Le cycliste est un piéton à deux roues. Du moins est-ce ainsi qu’il se vit et, si on veut le comprendre, c’est-à-dire éventuellement s’en protéger ou négocier avec lui un peu de bitume, il ne faut pas l’envisager autrement. Rien n’est plus contraire à ce récent venu dans les rues de Paris que de poser pied à terre. Qu’il doive se faire sur le plat, en montée ou en descente, le redémarrage d’un vélo est contraire à la nature de sa course. Le vélo va. Il doit aller. L’arrêter, c’est porter atteinte à la liberté fluide que promet son usage. En outre, le vélo est à la fois un jouet et un moyen de transport ou de déplacement. À vélo, on envisage la ville comme un espace de promenade et on ne craint pas de prendre une rue inconnue qui semble mener à des découvertes, de revenir sur ses pas pour vérifier une impression, ou de changer d’itinéraire pour mieux apprécier une perspective. Donc, le cycliste est pareil au chat des Histoires comme ça de Kipling : il s’en va tout seul et tous les lieux se valent pour lui.

Il s’ensuit qu’on le retrouve sur la chaussée comme sur le trottoir. Sur la première, il a renversé Jacqueline Delubac, qui en est morte, et sur le second, il a jeté à terre René de Obaldia, qui a heureusement survécu. Lorsque le vélo avance sur un trottoir à la vitesse qu’il espérerait atteindre sur la chaussée, les piétons à pied – on voit que le pléonasme est nécessaire – ont tendance à juger agressive cette intrusion dans un espace où ils se croient protégés. Ils ont longtemps accepté de le partager avec le piéton à deux roues, pour peu que celui-ci observe une allure de promeneur et manifeste, par son attitude, ses regards, ses mimiques et son peu de précipitation, qu’il a conscience d’être en visite et leur sait gré de l’accepter sur leur territoire. Ainsi se comportent les animaux que l’on dit sauvages, qui disposent de multiples signes pour indiquer à leurs congénères ou aux autres bêtes qu’ils ne sont que de passage, et n’entendent ni empiéter sur leur espace vital ni tenter de s’y implanter durablement. Ces manières prudentes et civiles ne sont pas à Paris d’un usage croissant. 

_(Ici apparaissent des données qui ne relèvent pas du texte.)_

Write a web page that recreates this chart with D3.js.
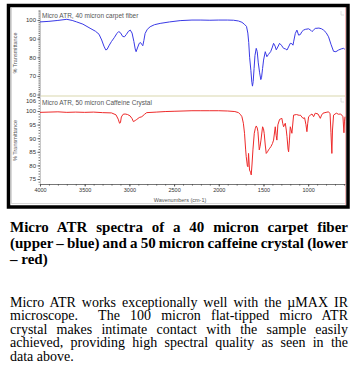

Ce n’est pas de l’augmentation de son nombre que le cycliste augure de son droit prioritaire à l’usage de la chaussée et des trottoirs, mais de l’aura de supériorité morale qui nimbe son mode de déplacement. Depuis le début du millénaire, les édiles, notamment parisiens, ont exhaussé le vélo au rang de mode de déplacement angélique. Toutes les vertus sont en lui : silence, absence de pollution, exercice physique… « Le vélo est le mode de déplacement urbain par excellence : il est non polluant, non bruyant, ouvert sur la ville, bon pour la santé. Il est donc clairement une des solutions aux problèmes de la ville d’aujourd’hui et de demain », déclarait naguère l’adjoint chargé des transports et de la circulation. L’installation de feu le Vélib’ et son succès immédiat a consolidé chez les cyclistes le sentiment d’être la crème de la crème. On peut hasarder l’hypothèse que, dans une société où il importe de plus en plus de se distinguer et dans un pays où l’égalité se définit comme des privilèges pour tous, ce sentiment a ancré en nombre d’entre eux la conviction de n’avoir de compte à rendre à personne, et d’avoir à en recevoir de tous.